A cruel tyrant, the stomach, dominates over all nature, and vanquishes even love. Passion, in an anxious and restless being like the spider, is very mistrustful. At the height of his devotion, the lean and feeble male dares only approach the majestic lady with a timid reverence and the utmost reserve. He advances, he retires, he watches; he seems to ask himself if he has at all succeeded in subduing the haughty creature. He resorts to the timid methods of a slow magnetism, and especially to an extreme patience. He puts little faith in the first signs, and does not willingly yield his confidence. And, finally, when the adored object shows herself sensible of his sincerity, and grows ardent in her expansion of soul, he does not so wholly trust in her but what he will escape, and fly with all his speed, at some sudden impulse, and under the influence of an indescribable panic.
Such is the terrible idyl of the dusky lovers of our ceilings. Among our garden-spiders less suspicion seems to exist. Nature softens hearts, and rugged industrialism itself grows smoother in rustic life. We see some upon our trees which behave tolerably well to their husbands, and do not too often remember that they are competitors in the chase. They permit them to reside in the same locality, although a little apart, and keeping them at a distance. A light partition separates them. The princess consents that he may live under her roof, and on the ground-floor, while she lives on the first story,—keeping him below and in subjection, so that he may not presume to think himself the king, but only the prince consort, and the husband of the queen.

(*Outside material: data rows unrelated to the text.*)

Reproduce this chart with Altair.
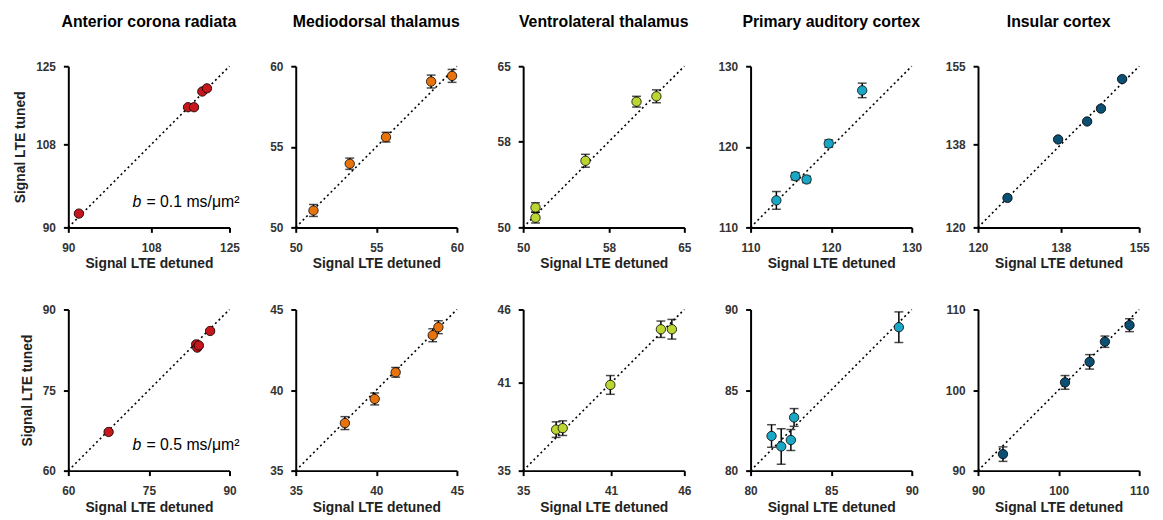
import altair as alt
import pandas as pd

regions = ["Anterior corona radiata", "Mediodorsal thalamus", "Ventrolateral thalamus",
           "Primary auditory cortex", "Insular cortex"]
colors = ["#c8161d", "#e8730c", "#bcd631", "#1aa7c6", "#0b5073"]
b_labels = ["0.1", "0.5"]

ticks_b01 = [[90, 108, 125], [50, 55, 60], [50, 58, 65], [110, 120, 130], [120, 138, 155]]
ticks_b05 = [[60, 75, 90], [35, 40, 45], [35, 41, 46], [80, 85, 90], [90, 100, 110]]

# b = 0.1 ms/um^2
det_b01 = [
    [92.3, 116.0, 117.3, 119.1, 120.1],
    [51.1, 53.35, 55.6, 58.4, 59.7],
    [51.15, 51.15, 55.8, 60.55, 62.4],
    [113.2, 115.55, 116.95, 119.7, 123.85],
    [126.4, 137.4, 143.7, 146.7, 151.3],
]
tun_b01 = [
    [93.0, 116.1, 116.1, 119.5, 120.2],
    [51.05, 53.95, 55.6, 59.05, 59.4],
    [50.9, 51.85, 56.2, 61.7, 62.2],
    [113.35, 116.35, 115.95, 120.4, 127.0],
    [126.4, 139.1, 143.0, 145.8, 152.2],
]
err_b01 = [
    [0.3, 0.3, 0.3, 0.3, 0.3],
    [0.37, 0.35, 0.3, 0.4, 0.4],
    [0.5, 0.45, 0.6, 0.5, 0.6],
    [1.1, 0.45, 0.4, 0.45, 0.9],
    [0.3, 0.3, 0.3, 0.3, 0.3],
]

# b = 0.5 ms/um^2
det_b05 = [
    [67.5, 83.8, 84.0, 84.3, 86.4],
    [38.05, 39.9, 41.2, 43.5, 43.85],
    [37.25, 37.7, 40.95, 44.4, 45.15],
    [81.3, 81.9, 82.5, 82.7, 89.2],
    [93.1, 100.8, 103.85, 105.75, 108.8],
]
tun_b05 = [
    [67.2, 83.5, 82.9, 83.3, 86.0],
    [37.95, 39.45, 41.1, 43.4, 43.9],
    [37.8, 37.9, 40.85, 44.65, 44.65],
    [82.15, 81.5, 81.9, 83.3, 88.9],
    [92.05, 100.95, 103.5, 106.0, 108.05],
]
err_b05 = [
    [0.3, 0.3, 0.3, 0.3, 0.3],
    [0.4, 0.37, 0.3, 0.4, 0.4],
    [0.53, 0.5, 0.64, 0.56, 0.67],
    [0.7, 1.1, 0.65, 0.55, 0.95],
    [0.9, 0.85, 0.9, 0.7, 0.8],
]

FONT = "Liberation Sans"
W = 163
H = 163


def panel(det, tun, err, ticks, color, title, first_col, b_label):
    df = pd.DataFrame({"detuned": det, "tuned": tun, "err": err})
    df["lo"] = df["tuned"] - df["err"]
    df["hi"] = df["tuned"] + df["err"]
    dom = [ticks[0], ticks[-1]]
    sc = alt.Scale(domain=dom, nice=False, zero=False)
    xax = alt.Axis(values=ticks, title="Signal LTE detuned")
    yax = alt.Axis(values=ticks, title="Signal LTE tuned" if first_col else None)

    diag = alt.Chart(pd.DataFrame({"v": dom})).mark_line(
        strokeDash=[2, 3], color="black", strokeWidth=1.6
    ).encode(
        x=alt.X("v:Q", scale=sc, axis=xax),
        y=alt.Y("v:Q", scale=sc, axis=yax),
    )
    base = alt.Chart(df)
    rule = base.mark_rule(color="black", strokeWidth=1.5).encode(
        x=alt.X("detuned:Q", scale=sc, axis=xax),
        y=alt.Y("lo:Q", scale=sc, axis=yax),
        y2="hi:Q",
    )
    cap_lo = base.mark_tick(orient="horizontal", size=9, thickness=1.5, color="black").encode(
        x=alt.X("detuned:Q", scale=sc, axis=xax),
        y=alt.Y("lo:Q", scale=sc, axis=yax),
    )
    cap_hi = base.mark_tick(orient="horizontal", size=9, thickness=1.5, color="black").encode(
        x=alt.X("detuned:Q", scale=sc, axis=xax),
        y=alt.Y("hi:Q", scale=sc, axis=yax),
    )
    pts = base.mark_circle(size=90, color=color, opacity=1, stroke="black", strokeWidth=0.8).encode(
        x=alt.X("detuned:Q", scale=sc, axis=xax),
        y=alt.Y("tuned:Q", scale=sc, axis=yax),
    )
    layers = [diag, rule, cap_lo, cap_hi, pts]
    if first_col:
        tb = alt.Chart(pd.DataFrame({"t": ["b"]})).mark_text(
            font=FONT, fontSize=16, fontStyle="italic", align="left", baseline="alphabetic", color="black"
        ).encode(x=alt.value(65), y=alt.value(142), text="t:N")
        tr = alt.Chart(pd.DataFrame({"t": ["= " + b_label + " ms/\u03bcm\u00b2"]})).mark_text(
            font=FONT, fontSize=16, align="left", baseline="alphabetic", color="black"
        ).encode(x=alt.value(79), y=alt.value(142), text="t:N")
        layers += [tb, tr]
    ch = alt.layer(*layers).properties(width=W, height=H)
    if title:
        ch = ch.properties(title=title)
    return ch


panels = []
for i in range(5):
    panels.append(panel(det_b01[i], tun_b01[i], err_b01[i], ticks_b01[i], colors[i], regions[i], i == 0, b_labels[0]))
for i in range(5):
    panels.append(panel(det_b05[i], tun_b05[i], err_b05[i], ticks_b05[i], colors[i], None, i == 0, b_labels[1]))

chart = alt.concat(
    *panels, columns=5, spacing={"row": 83, "column": 67}, bounds="flush"
).properties(
    padding={"left": 5, "top": 3, "right": 5, "bottom": 0}
).configure_view(
    stroke=None
).configure_axis(
    grid=False,
    domainColor="black",
    domainWidth=2,
    tickColor="black",
    tickWidth=2,
    tickSize=5,
    labelFont=FONT,
    labelFontSize=12,
    labelFontWeight="bold",
    labelColor="#333333",
    labelFlush=False,
    labelOverlap=False,
    titleFont=FONT,
    titleFontSize=14,
    titleFontWeight="bold",
    titleColor="#222222",
).configure_axisX(
    labelPadding=10,
    titlePadding=4,
).configure_axisY(
    labelPadding=8,
    titlePadding=8,
).configure_title(
    font=FONT, fontSize=16, fontWeight="bold", anchor="middle", offset=31, color="black"
)

chart.save("out.html", embed_options={"renderer": "svg", "actions": False})
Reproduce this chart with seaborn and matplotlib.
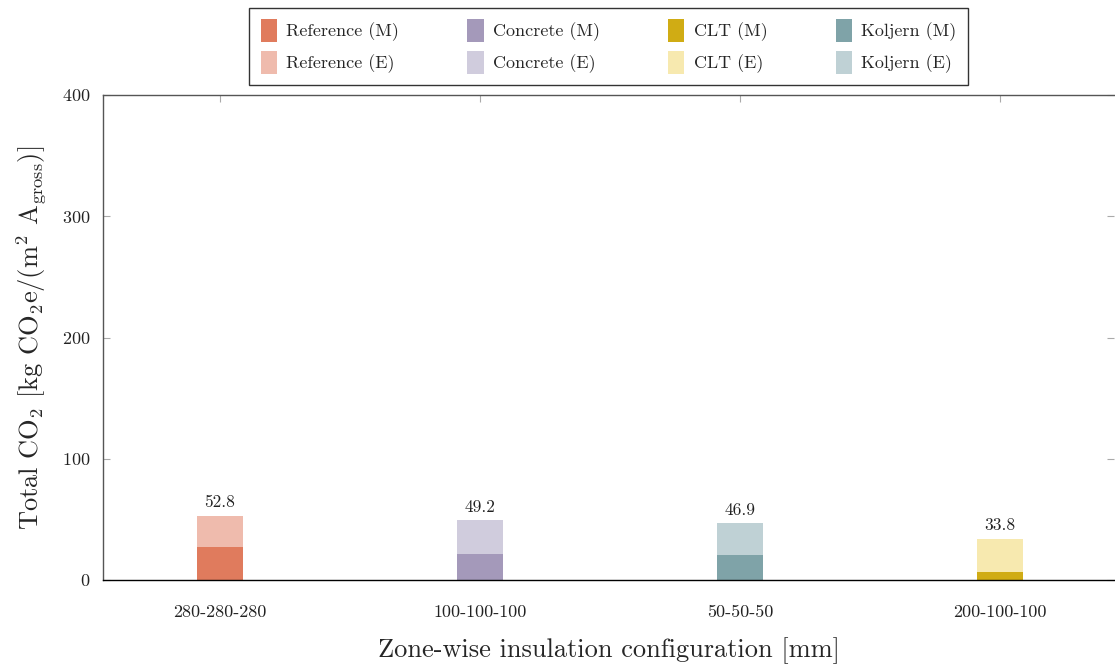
import matplotlib
matplotlib.use("Agg")
import matplotlib.pyplot as plt
import seaborn as sns
import pandas as pd
from matplotlib.patches import Patch

# data
configs = ["280-280-280", "100-100-100", "50-50-50", "200-100-100"]
materials = ["Reference", "Concrete", "CLT", "Koljern"]
mat_of_config = ["Reference", "Concrete", "Koljern", "CLT"]
material_co2 = [27.0, 21.4, 20.6, 6.9]      # (M) part
total_co2 = [52.8, 49.2, 46.9, 33.8]        # (M) + (E)

colors_m = {"Reference": "#E07B5D", "Concrete": "#A499BA", "CLT": "#D0AC14", "Koljern": "#7FA3A8"}
colors_e = {"Reference": "#EFBBAD", "Concrete": "#D0CCDD", "CLT": "#F7E9AF", "Koljern": "#BFD1D5"}

df = pd.DataFrame({"config": configs, "material": mat_of_config,
                   "M": material_co2, "total": total_co2})

sns.set_style("white")
plt.rcParams["font.family"] = ["cmr10", "DejaVu Serif"]
plt.rcParams["mathtext.fontset"] = "cm"
plt.rcParams["axes.formatter.use_mathtext"] = True
plt.rcParams["axes.unicode_minus"] = False

fig = plt.figure(figsize=(11.15, 6.65), dpi=100)
ax = fig.add_axes([103 / 1115, 1 - 580 / 665, 1011 / 1115, 485 / 665])

bar_w = 0.177
sns.barplot(data=df, x="config", y="total", hue="material",
            palette=colors_e, width=bar_w, dodge=False, legend=False,
            saturation=1, ax=ax)
for c in ax.containers:
    ax.bar_label(c, fmt="%.1f", padding=4, fontsize=12.5, color="#222222")
sns.barplot(data=df, x="config", y="M", hue="material",
            palette=colors_m, width=bar_w, dodge=False, legend=False,
            saturation=1, ax=ax)
for p in ax.patches:
    p.set_edgecolor("none")

ax.set_xlim(-0.45, 3.438)
ax.set_ylim(0, 400)
ax.set_yticks([0, 100, 200, 300, 400])
ax.tick_params(axis="both", labelsize=13, labelcolor="#222222")
ax.tick_params(axis="y", direction="in", length=5, color="#aaaaaa",
               left=True, right=True, pad=9)
ax.tick_params(axis="x", direction="in", length=5, color="#aaaaaa",
               bottom=False, top=True, pad=18)
for s in ["left", "top"]:
    ax.spines[s].set_color("#555555")
ax.spines["bottom"].set_color("black")
ax.spines["right"].set_visible(False)
for s in ax.spines.values():
    s.set_linewidth(1.0)

ax.set_xlabel("Zone-wise insulation configuration [mm]", fontsize=19, labelpad=12)
ax.set_ylabel(r"Total CO$_2$ [kg CO$_2$e/(m$^2$ A$_{\mathrm{gross}}$)]", fontsize=19, labelpad=10)

handles = []
for m in materials:
    handles.append(Patch(facecolor=colors_m[m], edgecolor="none", label=f"{m} (M)"))
    handles.append(Patch(facecolor=colors_e[m], edgecolor="none", label=f"{m} (E)"))
leg = ax.legend(handles=handles, ncol=4, loc="lower center", bbox_to_anchor=(0.5, 1.02),
                borderaxespad=0, fontsize=13, frameon=True, fancybox=False, edgecolor="black",
                handlelength=0.9, handleheight=1.55, columnspacing=3.8,
                handletextpad=0.5, borderpad=0.65, labelspacing=0.5)
leg.get_frame().set_linewidth(1.0)

fig.savefig("out.png", dpi=100)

Have they any sympathies beyond their own race? So some authorities have asserted, and I believe it. They are isolated from us far less than the true insects. They live in our houses, have an interest in knowing us, and seem to observe us. They pay great attention to voices and sounds, and have a marvellous perception of them. If they have not the insect-organs of hearing (which would seem to be the antennæ), it is because they are all antennæ. Their excessive vigilance, and the nervous irradiation which makes itself felt everywhere among them, endow them with the keenest receptivity.
Much has been said about the musical spider of Pellisson. Another and less-known anecdote is not less striking. One of those little victims which are trained into virtuosi before they are ripe of age,—Berthome, illustrious in 1800,—owed his astonishing successes to the savage confinement in which he was forced to work. At eight he astounded and stupefied his hearers by his mastery of the violin. In his perpetual solitude he had a comrade whom no one suspected,—a spider. It was lodged at first in a quiet corner, but it gave itself license to advance from the corner to the music-stand, from the music-stand to the child, even climbing upon the mobile arm which held the bow. There, a palpitating and breathless amateur, it paused and listened. It was an audience in itself. The artist needed nothing more to fill him with inspiration and double his energy.
Unfortunately the child had a stepmother, who, one day, introducing an amateur into the sanctuary, saw the sensible animal at its post. A blow from her slipper annihilated the auditory. The child fell swooning to the ground, was ill for three months, and died,—heartbroken!